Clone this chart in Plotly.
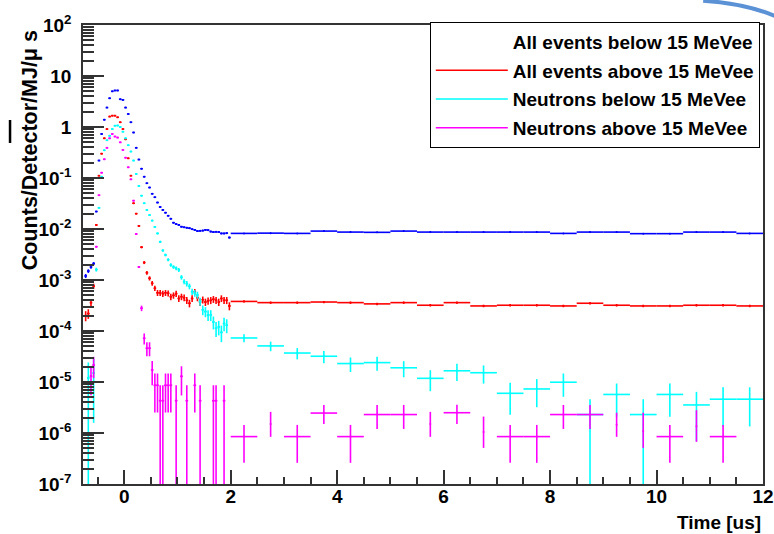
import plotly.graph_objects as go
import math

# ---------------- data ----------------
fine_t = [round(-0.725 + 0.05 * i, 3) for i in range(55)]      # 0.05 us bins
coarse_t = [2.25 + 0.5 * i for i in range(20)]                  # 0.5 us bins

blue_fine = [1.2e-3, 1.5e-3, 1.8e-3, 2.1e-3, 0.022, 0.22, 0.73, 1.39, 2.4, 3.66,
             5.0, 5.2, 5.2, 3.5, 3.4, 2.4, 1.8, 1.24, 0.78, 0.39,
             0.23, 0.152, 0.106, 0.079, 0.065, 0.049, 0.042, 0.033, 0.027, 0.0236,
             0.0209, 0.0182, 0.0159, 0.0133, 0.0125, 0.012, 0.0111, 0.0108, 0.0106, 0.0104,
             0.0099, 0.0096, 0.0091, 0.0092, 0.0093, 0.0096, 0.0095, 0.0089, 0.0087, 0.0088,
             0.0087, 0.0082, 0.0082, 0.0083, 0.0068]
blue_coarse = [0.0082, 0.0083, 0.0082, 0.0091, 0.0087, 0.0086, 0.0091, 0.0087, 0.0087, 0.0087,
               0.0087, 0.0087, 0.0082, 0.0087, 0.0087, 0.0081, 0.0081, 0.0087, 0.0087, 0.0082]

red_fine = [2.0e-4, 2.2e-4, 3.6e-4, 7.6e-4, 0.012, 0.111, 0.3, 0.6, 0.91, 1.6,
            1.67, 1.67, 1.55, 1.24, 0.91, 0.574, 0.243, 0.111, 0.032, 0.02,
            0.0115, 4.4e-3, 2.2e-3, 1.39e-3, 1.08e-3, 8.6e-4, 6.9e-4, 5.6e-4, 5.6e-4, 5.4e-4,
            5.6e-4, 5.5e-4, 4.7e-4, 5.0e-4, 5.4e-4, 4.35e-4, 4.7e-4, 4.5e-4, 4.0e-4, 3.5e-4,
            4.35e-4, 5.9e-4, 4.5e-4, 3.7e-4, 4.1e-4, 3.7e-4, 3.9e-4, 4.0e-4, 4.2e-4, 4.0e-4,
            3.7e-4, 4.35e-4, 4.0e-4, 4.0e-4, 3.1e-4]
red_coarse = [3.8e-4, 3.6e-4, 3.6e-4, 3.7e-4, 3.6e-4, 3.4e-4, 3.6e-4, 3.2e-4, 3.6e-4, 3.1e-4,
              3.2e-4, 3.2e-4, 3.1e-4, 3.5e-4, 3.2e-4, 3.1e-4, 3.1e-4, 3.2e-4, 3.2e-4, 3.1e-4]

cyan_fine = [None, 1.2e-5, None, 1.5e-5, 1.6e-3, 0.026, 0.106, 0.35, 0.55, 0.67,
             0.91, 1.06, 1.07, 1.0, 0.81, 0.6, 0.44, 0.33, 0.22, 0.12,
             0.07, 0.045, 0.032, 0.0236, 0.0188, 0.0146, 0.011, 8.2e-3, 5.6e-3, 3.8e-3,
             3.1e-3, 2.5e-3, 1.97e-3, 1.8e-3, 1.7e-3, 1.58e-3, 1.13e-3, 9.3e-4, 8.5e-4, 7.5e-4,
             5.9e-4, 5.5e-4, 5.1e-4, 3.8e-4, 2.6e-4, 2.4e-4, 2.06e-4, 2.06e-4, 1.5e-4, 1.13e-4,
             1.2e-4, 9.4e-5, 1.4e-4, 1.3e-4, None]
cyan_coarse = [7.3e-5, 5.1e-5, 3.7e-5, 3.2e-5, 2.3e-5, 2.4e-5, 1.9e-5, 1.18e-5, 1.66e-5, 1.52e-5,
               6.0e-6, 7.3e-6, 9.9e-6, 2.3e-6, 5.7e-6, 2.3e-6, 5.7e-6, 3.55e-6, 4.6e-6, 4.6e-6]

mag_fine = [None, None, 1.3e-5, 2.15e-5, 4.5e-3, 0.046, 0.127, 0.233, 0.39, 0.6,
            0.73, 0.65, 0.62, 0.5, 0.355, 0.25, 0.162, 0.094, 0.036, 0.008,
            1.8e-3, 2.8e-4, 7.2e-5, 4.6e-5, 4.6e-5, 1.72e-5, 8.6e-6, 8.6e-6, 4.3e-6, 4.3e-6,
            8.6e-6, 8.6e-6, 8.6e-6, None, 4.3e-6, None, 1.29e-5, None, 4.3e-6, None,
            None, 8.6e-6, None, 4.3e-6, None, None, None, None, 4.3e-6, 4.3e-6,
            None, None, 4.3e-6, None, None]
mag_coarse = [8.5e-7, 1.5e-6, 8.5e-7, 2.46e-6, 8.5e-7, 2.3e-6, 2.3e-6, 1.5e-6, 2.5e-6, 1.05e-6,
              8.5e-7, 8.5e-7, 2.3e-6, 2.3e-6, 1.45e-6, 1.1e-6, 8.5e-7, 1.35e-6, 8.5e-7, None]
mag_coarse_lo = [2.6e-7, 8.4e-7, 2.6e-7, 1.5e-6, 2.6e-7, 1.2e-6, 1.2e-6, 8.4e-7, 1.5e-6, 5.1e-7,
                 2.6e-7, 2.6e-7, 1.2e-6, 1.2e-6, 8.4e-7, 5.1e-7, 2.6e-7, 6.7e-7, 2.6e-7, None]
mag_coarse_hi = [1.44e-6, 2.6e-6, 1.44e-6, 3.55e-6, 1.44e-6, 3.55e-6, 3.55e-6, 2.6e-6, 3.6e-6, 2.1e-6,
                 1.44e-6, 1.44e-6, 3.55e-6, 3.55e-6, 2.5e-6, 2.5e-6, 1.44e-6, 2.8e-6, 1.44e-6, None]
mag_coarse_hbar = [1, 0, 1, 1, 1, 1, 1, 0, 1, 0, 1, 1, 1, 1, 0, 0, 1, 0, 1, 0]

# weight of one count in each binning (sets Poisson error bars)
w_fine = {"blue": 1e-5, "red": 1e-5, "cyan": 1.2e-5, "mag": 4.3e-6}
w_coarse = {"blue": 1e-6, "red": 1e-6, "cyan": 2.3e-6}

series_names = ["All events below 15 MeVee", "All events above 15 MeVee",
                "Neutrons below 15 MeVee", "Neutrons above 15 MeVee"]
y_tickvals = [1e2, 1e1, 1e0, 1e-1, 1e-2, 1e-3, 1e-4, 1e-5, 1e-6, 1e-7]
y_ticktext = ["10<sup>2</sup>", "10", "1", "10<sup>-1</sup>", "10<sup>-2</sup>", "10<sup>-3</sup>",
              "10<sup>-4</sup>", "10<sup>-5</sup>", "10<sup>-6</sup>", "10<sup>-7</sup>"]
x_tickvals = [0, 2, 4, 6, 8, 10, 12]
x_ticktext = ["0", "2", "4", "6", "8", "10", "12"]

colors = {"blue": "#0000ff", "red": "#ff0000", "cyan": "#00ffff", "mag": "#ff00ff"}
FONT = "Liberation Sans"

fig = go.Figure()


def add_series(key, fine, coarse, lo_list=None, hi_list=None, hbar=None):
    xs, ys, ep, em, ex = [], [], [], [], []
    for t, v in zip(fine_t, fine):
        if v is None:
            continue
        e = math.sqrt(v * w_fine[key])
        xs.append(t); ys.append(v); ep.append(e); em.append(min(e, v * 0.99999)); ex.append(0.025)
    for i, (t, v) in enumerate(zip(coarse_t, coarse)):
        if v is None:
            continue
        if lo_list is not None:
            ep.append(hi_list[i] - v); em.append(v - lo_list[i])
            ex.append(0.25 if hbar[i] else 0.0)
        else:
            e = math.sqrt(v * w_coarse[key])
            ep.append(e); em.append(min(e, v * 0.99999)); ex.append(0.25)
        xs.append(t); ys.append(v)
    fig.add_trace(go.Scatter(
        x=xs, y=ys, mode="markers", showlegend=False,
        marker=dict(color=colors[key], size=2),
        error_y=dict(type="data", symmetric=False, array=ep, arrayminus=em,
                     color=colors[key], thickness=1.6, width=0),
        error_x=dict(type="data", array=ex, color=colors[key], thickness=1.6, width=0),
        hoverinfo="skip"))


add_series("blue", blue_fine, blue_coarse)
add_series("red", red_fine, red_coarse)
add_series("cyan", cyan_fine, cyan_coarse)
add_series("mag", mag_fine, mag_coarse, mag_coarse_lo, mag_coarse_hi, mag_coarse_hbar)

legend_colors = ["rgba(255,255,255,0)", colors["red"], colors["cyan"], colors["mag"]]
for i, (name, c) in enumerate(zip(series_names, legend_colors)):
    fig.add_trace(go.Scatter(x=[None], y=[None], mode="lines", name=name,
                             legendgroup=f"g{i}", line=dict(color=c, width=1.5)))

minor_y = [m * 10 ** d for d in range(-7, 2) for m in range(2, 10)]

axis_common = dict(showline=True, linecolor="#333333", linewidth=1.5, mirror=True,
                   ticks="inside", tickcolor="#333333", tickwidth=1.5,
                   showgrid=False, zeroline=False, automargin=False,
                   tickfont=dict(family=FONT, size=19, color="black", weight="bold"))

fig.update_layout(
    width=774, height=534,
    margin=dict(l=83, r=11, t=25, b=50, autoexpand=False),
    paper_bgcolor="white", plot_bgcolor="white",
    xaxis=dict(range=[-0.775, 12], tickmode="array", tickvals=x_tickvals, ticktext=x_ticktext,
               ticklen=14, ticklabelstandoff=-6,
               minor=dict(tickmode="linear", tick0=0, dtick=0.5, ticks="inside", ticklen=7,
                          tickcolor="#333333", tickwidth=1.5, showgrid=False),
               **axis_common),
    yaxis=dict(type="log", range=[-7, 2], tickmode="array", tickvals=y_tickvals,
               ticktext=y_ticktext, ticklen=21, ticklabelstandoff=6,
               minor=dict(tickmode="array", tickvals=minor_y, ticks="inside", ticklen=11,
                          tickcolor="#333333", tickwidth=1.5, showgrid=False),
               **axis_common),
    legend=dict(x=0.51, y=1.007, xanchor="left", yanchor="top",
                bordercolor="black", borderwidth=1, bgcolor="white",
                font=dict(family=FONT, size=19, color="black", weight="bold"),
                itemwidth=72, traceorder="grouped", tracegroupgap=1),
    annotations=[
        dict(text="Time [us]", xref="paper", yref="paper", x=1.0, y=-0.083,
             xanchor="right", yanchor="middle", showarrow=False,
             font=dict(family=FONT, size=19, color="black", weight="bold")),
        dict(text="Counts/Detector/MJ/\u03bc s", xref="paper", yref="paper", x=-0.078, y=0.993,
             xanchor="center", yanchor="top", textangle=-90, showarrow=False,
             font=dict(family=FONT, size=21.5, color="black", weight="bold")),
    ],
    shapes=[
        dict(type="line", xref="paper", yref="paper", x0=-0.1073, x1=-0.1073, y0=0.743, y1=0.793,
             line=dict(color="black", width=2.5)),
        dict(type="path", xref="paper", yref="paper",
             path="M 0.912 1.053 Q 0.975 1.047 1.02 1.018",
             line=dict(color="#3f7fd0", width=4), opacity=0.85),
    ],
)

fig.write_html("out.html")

*-*-*

• _AIM_: Omit the pictures, then repeat exactly each line from the beginning of the listing through the line with "coarse_t = [2.25".

• _RESULT FOR THIS EXERCISE_:
Clone this chart in Plotly.
import plotly.graph_objects as go
import math

# ---------------- data ----------------
fine_t = [round(-0.725 + 0.05 * i, 3) for i in range(55)]      # 0.05 us bins
coarse_t = [2.25 + 0.5 * i for i in range(20)]                  # 0.5 us bins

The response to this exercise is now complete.